Page MenuHomePhabricator

Get rid of deployment-db0[34]
Closed, ResolvedPublic

Description

Due to the failure of cloudvirt1018 last month both of our database instances at the time suffered disk corruption and the work to deal get stuff working again happened in T216404: deployment-db03.deployment-prep.eqiad.wmflabs instance can not start and T216067: Recover from corrupted beta MySQL slave (deployment-db04).
The current situation looking at db-labs.php is that:

  • deployment-db03 is unused (theoretically, I haven't dug into what else could be talking to this beyond MW so don't rely on it)
  • deployment-db04 is the master
  • deployment-db05 is a fresh slave which we should keep and possibly make the new master

When investigating puppet failures today I noticed that deployment-db04 had all sorts of nonsense like puppet function files overwritten with apt data and junk. I do not trust it and we should delete it. db03 is in a similar position though it's at least seemingly unused.

Added to which they're jessie and T218729: Migrate deployment-prep away from Debian Jessie to Debian Stretch/Buster.

Event Timeline

So I suggest we:

  • Confirm db03 is unused, we have any data we need from it, then eliminate it.
  • Create deployment-db06 as stretch (and manually check per T219088 that it is on a different host, this info is visible in horizon and openstack-dashboard) and begin the process of copying data in from deployment-db05, add to MW config.
  • Make deployment-db05 the master (I guess we just need to set stuff read only, swap the replication config around and possibly handle the replication user+permissions, update MW, disable read-only)
  • Get rid of db04.

It doesn't look like mysql/mariadb is actually running on db03 (can't find any references in mediawiki-config or puppet either) so I'm going to shut it off and, assuming nothing comes up, delete it in a couple of weeks.

Mentioned in SAL (#wikimedia-releng) [2019-03-24T16:06:38Z] <Krenair> shut off old deployment-db03 instance per T219087

Created deployment-db06, it's been assigned the same host as -db04 and different to -db05 so that will do, did standard deployment-prep puppet cert stuff, did mysql setup using my steps from T216067#4952271

Based on the above ticket and https://wikitech.wikimedia.org/wiki/Setting_up_a_MySQL_replica#Transferring_Data, running:

  • nc -l -p 9210 | /opt/wmf-mariadb101/bin/mbstream -x from /srv/sqldata in screen import on deployment-db06
  • mariabackup --innobackupex --open-files-limit=8000 --stream=xbstream /srv/sqldata --user=root --slave-info -S /tmp/systemd-private-d6c71da3465641b3aa68e8390a2cc75c-mariadb.service-HPflMl/tmp/mysql.sock 2>backup.log.2 | nc deployment-db06 9210 in screen export on deployment-db05

Lots of stuff is different here compared to the last time because it seems mariabackup on stretch does not do tar, it supports only xbstream.

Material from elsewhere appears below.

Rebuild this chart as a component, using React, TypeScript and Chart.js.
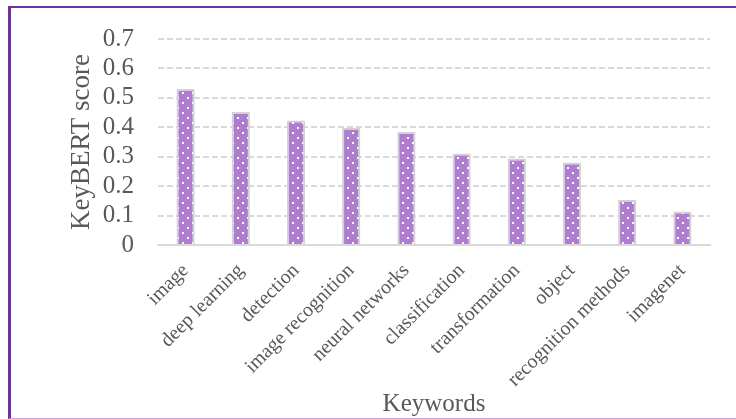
import React, { useEffect, useRef } from "react";
import { Chart, registerables } from "chart.js";

Chart.register(...registerables);

const categories = [
  "image",
  "deep learning",
  "detection",
  "image recognition",
  "neural networks",
  "classification",
  "transformation",
  "object",
  "recognition methods",
  "imagenet",
];
const scores = [0.53, 0.452, 0.423, 0.398, 0.384, 0.311, 0.294, 0.28, 0.154, 0.114];
const yMin = 0;
const yMax = 0.7;
const yStep = 0.1;
const xTitle = "Keywords";
const yTitle = "KeyBERT score";

const FONT = '"Liberation Serif", "Times New Roman", serif';
const TEXT = "#595959";

function makePattern(): CanvasPattern | string {
  const c = document.createElement("canvas");
  c.width = 10;
  c.height = 10;
  const g = c.getContext("2d");
  if (!g) return "#AE7DD0";
  g.fillStyle = "#AE7DD0";
  g.fillRect(0, 0, 10, 10);
  g.fillStyle = "#FFFFFF";
  g.fillRect(2, 2, 2, 2);
  g.fillRect(7, 7, 2, 2);
  const p = g.createPattern(c, "repeat");
  return p || "#AE7DD0";
}

export default function App() {
  const ref = useRef<HTMLCanvasElement | null>(null);
  useEffect(() => {
    if (!ref.current) return;
    const pattern = makePattern();
    const chart = new Chart(ref.current, {
      type: "bar",
      data: {
        labels: categories,
        datasets: [
          {
            data: scores,
            backgroundColor: pattern as any,
            borderColor: "#D3D3D3",
            borderWidth: 2,
            categoryPercentage: 1,
            barPercentage: 0.33,
          },
        ],
      },
      options: {
        animation: false,
        responsive: false,
        devicePixelRatio: 1,
        layout: { padding: { left: 0, right: 26, top: 37, bottom: 0 } },
        plugins: { legend: { display: false }, tooltip: { enabled: false } },
        scales: {
          x: {
            grid: { display: false },
            border: { display: true, color: "#D9D9D9", width: 2 },
            ticks: {
              color: TEXT,
              font: { family: FONT, size: 20 },
              maxRotation: 45,
              minRotation: 45,
              autoSkip: false,
              padding: 6,
            },
            title: {
              display: true,
              text: xTitle,
              color: TEXT,
              font: { family: FONT, size: 25 },
              padding: { top: 0, bottom: 0 },
            },
            afterFit: (s: any) => {
              s.height = 174;
            },
          },
          y: {
            min: yMin,
            max: yMax,
            grid: {
              color: (ctx: any) => (ctx.tick && ctx.tick.value === 0 ? "rgba(0,0,0,0)" : "#D9D9D9"),
              lineWidth: 2,
              drawTicks: false,
            },
            border: { display: false, dash: [6, 3] },
            ticks: {
              stepSize: yStep,
              autoSkip: false,
              color: TEXT,
              font: { family: FONT, size: 25 },
              padding: 24,
              callback: (v: any) => String(Math.round(Number(v) * 10) / 10),
            },
            title: {
              display: true,
              text: yTitle,
              color: TEXT,
              font: { family: FONT, size: 27 },
              padding: { top: 66, bottom: 0 },
            },
            afterFit: (s: any) => {
              s.width = 158;
            },
          },
        },
      },
    });
    return () => chart.destroy();
  }, []);

  return (
    <div style={{ position: "absolute", left: 0, top: 0, width: 736, height: 419, overflow: "hidden", background: "#fff" }}>
      <canvas ref={ref} width={736} height={419} style={{ position: "absolute", left: 0, top: 0, width: 736, height: 419 }} />
      <div
        style={{
          position: "absolute",
          left: 8,
          top: 6,
          width: 740,
          height: 410,
          borderTop: "2px solid #7030A0",
          borderLeft: "3px solid #7030A0",
          borderBottom: "1px solid #C9A6E2",
          pointerEvents: "none",
        }}
      />
    </div>
  );
}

That completed, on deployment-db06 ran mariabackup --innobackupex --apply-log --use-memory=12G /srv/sqldata, chown -R mysql: /srv, service mariadb start
Ran the following using /root/mysql.sh, which is a shortcut I made for the myqsl.sock thing above because that's gonna get annoying. Wonder why systemd does that.

SET GLOBAL gtid_slave_pos = '0-2886731013-220863708';
CHANGE MASTER to MASTER_USER='repl', MASTER_PASSWORD='get this from deployment-puppetmaster03:/var/lib/git/labs/private/modules/secret/secrets/mysql/repl_password', MASTER_PORT=3306, MASTER_HOST='deployment-db04', master_use_gtid = slave_pos;

tested replication by making a new edit and looking at a query like select * from enwiki.revision order by rev_id desc limit 1 \G, it works.

Change 498729 had a related patch set uploaded (by Alex Monk; owner: Alex Monk):
[operations/mediawiki-config@master] db-labs: add new slave deployment-db06

https://gerrit.wikimedia.org/r/498729

Change 498729 merged by jenkins-bot:
[operations/mediawiki-config@master] db-labs: add new slave deployment-db06

https://gerrit.wikimedia.org/r/498729

Mentioned in SAL (#wikimedia-releng) [2019-03-28T17:23:56Z] <Krenair> deployment-prep T219087 beginning master switch

Change 499830 had a related patch set uploaded (by Alex Monk; owner: Alex Monk):
[operations/mediawiki-config@master] db-labs: Update MW to use new master

https://gerrit.wikimedia.org/r/499830

Change 499830 merged by jenkins-bot:
[operations/mediawiki-config@master] db-labs: Update MW to use new master

https://gerrit.wikimedia.org/r/499830

Mentioned in SAL (#wikimedia-releng) [2019-03-28T18:49:17Z] <Krenair> shut off deployment-db04 instance per T219087

Just got to wait for deletion time now. Will probably give it a couple of weeks.